NPCI operates India’s real-time payments system Unified Payments Interface (UPI) in the country.
 
Flagship models
 
His call for a regulatory framework comes at a time when NPCI is working on agentic use cases including agent-to-agent communication between banks and the apex retail payments body, and its flagship Finance Model for India (FiMI), among other things.
 
“We must ensure that we have risks well protected and indicated. In that process, what could be the transaction amount, which are the transactions where a user is giving an instruction back to the agent, and from a governance perspective how it is recorded; whether it is human not-in-a-loop, a consenting human or a human authorising the transaction,” he explained.
 
The governance frameworks could indicate how policies are recorded and validated before transactions, and how evidence is generated to address user grievances.
 
For FiMI, Asbe said that the small language model was built in-house and records a traction of 1 million users every month.

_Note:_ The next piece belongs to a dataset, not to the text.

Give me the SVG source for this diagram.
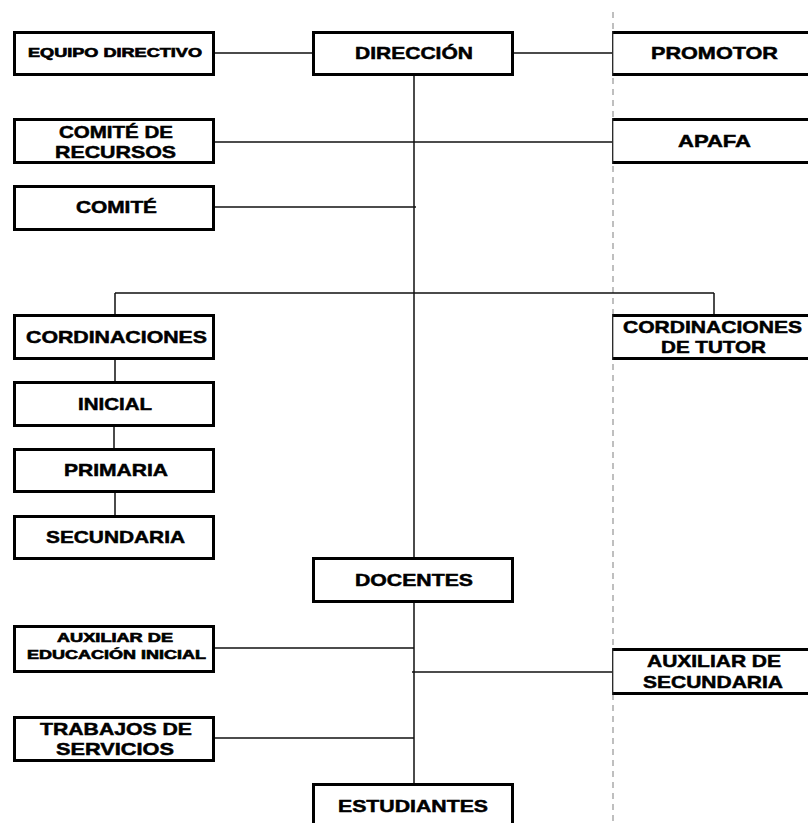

This, he said, could reach 1 million users on a daily basis in the next few months, indicating rapid adoption by UPI users.
 
“We see about 8 lakh to 9 lakh mandates being cancelled and that is all without any publicity. We have picked up the first use case of UPI Help and that is the first one to drive in the market. But I am very sure that between NPCI, banks and the ecosystem, we will start seeing multiple such use cases that are sharp, specific, tool-driven use cases for FiMI,” he said.
 
FiMI has been rolled out as an NPCI UPI Help Assistant this year, which acts as an AI-powered conversational support system. The assistant supports Indian languages such as Hindi, Telugu and Bengali along with English, among others.
 
Voice and UPI
 
NPCI is currently working to ensure that accuracy of its voice-based payments feature Hello UPI grows from its current levels even as adoption is yet to take off.
 
“We work with Sarvam and some other players to provide the voice-based Hello UPI, but it's yet to take off and we are in the process of identifying the right use case. The accuracy levels are 95 per cent and we want to go back to 98 to 99 per cent,” he said.
 
The conversation payments feature allows users to process transactions using voice commands.